Have you ever wondered why some athletes perform their best under pressure, while others seem to crumble? Or why some students excel academically when they are faced with challenging tasks, while others struggle to focus?
The answer may lie in The Inverted-U Theory.
This theory, which is widely used in the fields of sports psychology and educational research, suggests that there is an optimal level of arousal or stress that leads to optimal performance.
In this post, we will explore the concept of The Inverted-U Theory and how it can be applied to various aspects of our lives.
The Overview of Inverted U Theory
The theory suggests that as arousal increases, so does performance, but only up to an optimal point. Past this point, a further increase in arousal can lead to a decline in performance. The theory has been applied across various fields like sports psychology, education, and business management.
Developed by psychologists Yerkes and Dodson in 1908, Inverted-U Theory proposes that there’s an ideal level of arousal for every task or activity we undertake. For instance, if you’re giving a speech or taking part in a competitive event such as a race or game, you need to be sufficiently stimulated to perform at your best.
In sports, this indicates that a little excitement and tension connected with competition can be beneficial, but an overly intense environment can be harmful. The optimum degrees of arousal, on the other hand, differ amongst persons performing the same activity.
Furthermore, appropriate degrees of arousal for the same person performing different tasks may change. However, it is reasonable to anticipate athletes to perform poorly if they are over-or under-aroused. Furthermore, for more difficult activities, the optimal arousal levels are lower.
The Inverted U Hypothesis is an intriguing explanation for poor performance.
What is the inverted U theory of stress?
The inverted U theory of stress is an idea from sports psychology that describes how stress might affect performance. There is an ideal degree of stress for people to function at their best, claims this hypothesis. A lack of stress can result in boredom and a lack of drive, whereas a surplus of stress can cause anxiety and poor performance.
According to this notion, as stress levels rise from low to moderate, performance likewise gets better. This is so because a certain level of pressure can increase drive and focus. But after a certain point, when stress levels rise, performance starts to suffer. This decline happens as a result of the overpowering nature of excessive stress, which impairs focus and raises anxiety.
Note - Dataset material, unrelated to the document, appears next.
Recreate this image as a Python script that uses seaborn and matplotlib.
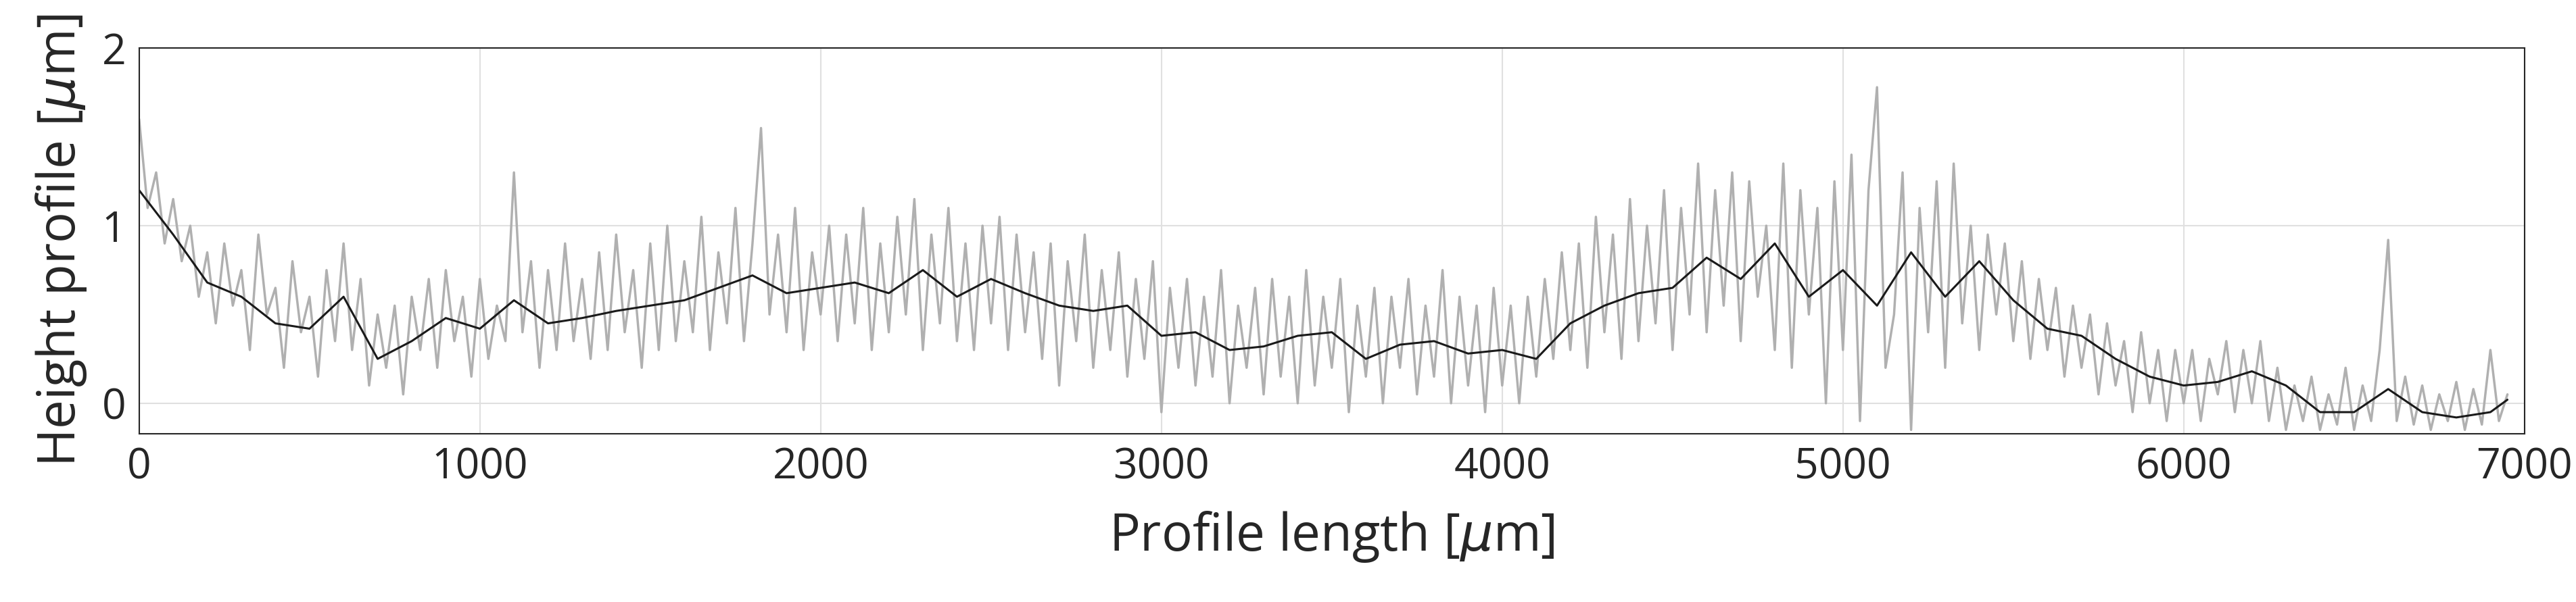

What is the meaning of the inverted U when taking part in the competition?
In other words, the inverted U predicts a positive impact of growing rivalry on innovation efforts if the initial degree of competition is low. Increased competition, on the other hand, decreases the incentives for innovation at high levels of early rivalry.
Apart from its technical complexity, the nonlinear model has a lot of intuitive appeals, not least because it can reconcile both Arrow and Schumpeter’s arguments.
What is the optimal level of stress?
Stress at the right amount can help you generate the energy you need to prepare and give a lively presentation, but too much might make it difficult to concentrate and recall what you want to say. We require exactly the perfect amount of energy to perform at our best.
The optimal quantity for peak performance varies from person to person and with time for each person. Depending on the work, the optimum level changes as well. You can typically manage with a wider variety of arousal levels when working on relatively easy tasks. Even for jobs demanding limited focus or stamina, pressure can be beneficial.
Also read: How to Develop Long-Term Focus?
Examples in Real Life: Sports, Work, and Education
One example of this theory in real life can be seen in sports. Athletes must find their optimal level of arousal before competing to achieve their best performance. Too little arousal may result in lacklustre play while too much arousal may cause anxiety and mistakes on the field.
Another example is seen in education. Students who are either under-aroused or over-aroused may struggle with concentrating and retaining information. Teachers must thus work towards finding ways to keep students engaged without overwhelming them with stress or boredom.
Lastly, the inverted U theory applies to work situations where employees need just enough stimulation to stay productive without becoming overwhelmed or disengaged from their tasks. Managers need to create a balanced environment where workers can perform at their best without experiencing negative effects from stressors such as high workloads or overly competitive environments.
Criticisms and Limitations: Debates Surrounding the Theory
Inverted-U Theory is a well-known concept in sports psychology that suggests an optimal level of arousal for athletes to achieve their peak performance. The theory posits that too little or too much arousal can have a negative impact on performance, and the ideal level lies somewhere in the middle. While this theory has gained popularity among coaches and athletes, it has also faced its share of criticisms and debates.
One criticism of the Inverted-U Theory is that it oversimplifies the complex nature of human behaviour. Critics argue that there are multiple factors beyond arousal levels that affect performance, such as skill level, motivation, and external environmental factors. Additionally, some have questioned the validity of using self-reported measures to determine an athlete’s optimal arousal level.
Another limitation of the Inverted-U Theory is its lack of specificity when it comes to different types of sports. The optimal arousal level may differ depending on the sport and individual differences among athletes. Critics suggest that coaches should consider various situational factors when applying this theory to their training programs instead of relying solely on a generalization.